Driving fatigue is a major road safety problem worldwide. Therefore, ESRA (E-Survey of Road users’ Attitudes) developed a survey to collect data from 48 countries to better understand this issue. Young drivers, professional drivers and shift workers have to cope with fatigued driving on a regular basis due to their work-life balance. Research has discovered that around 50% of all professional drivers have less than normal sleep time before they undertake a long-distance trip. The results of the ESRA survey pointed out that in more than half of the participating countries, 15 to 25% of the car drivers reported driving while having trouble keeping their eyes open in the past 30 days. Shocking results, if you know that the same survey, and thus with the same participants, revealed that less than 3% of the road users perceived fatigued driving as personally acceptable.
The motives for driving fatigued can vary. In the results of ESRA, we discover that male drivers and young drivers are more likely to drive fatigued. People from countries with a stern work ethic, such as Japan and the Republic of Korea, also have an increased risk of causing a crash due to a lack of sleep.
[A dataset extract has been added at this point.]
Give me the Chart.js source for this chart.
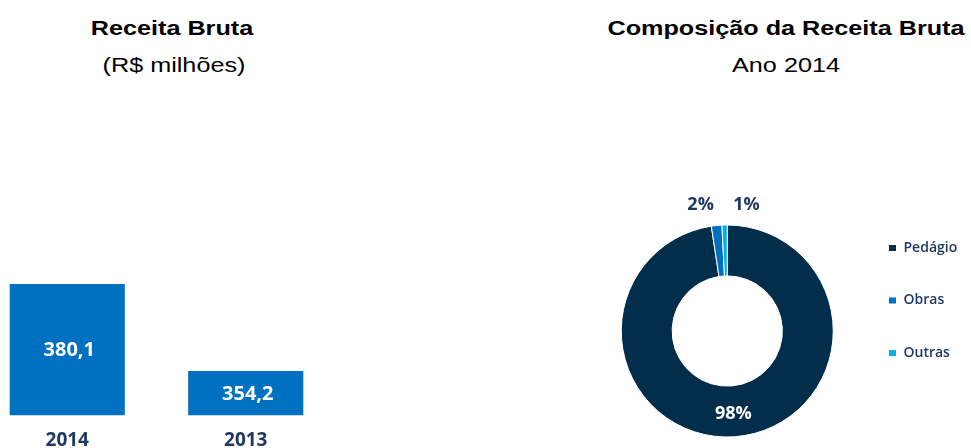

In Europe, drivers in Austria, Iceland, Finland and Greece have the highest odds for self-declared fatigued driving. However, due to the use of a self-report, the high numbers can also mean that these drivers pay more attention to their personal behaviour.
Drivers try to compensate for the influence of fatigue by increasing the task demands or by lowering them. However, compensatory strategies are not sufficient to remove all risks. Automatic in-vehicle and third party detection and warning systems may be possibilities for the future. Nevertheless, these systems can only partly help to eliminate the danger. The power is still in the hands of the driver.
Taking a long break while enjoying a coffee can save lives.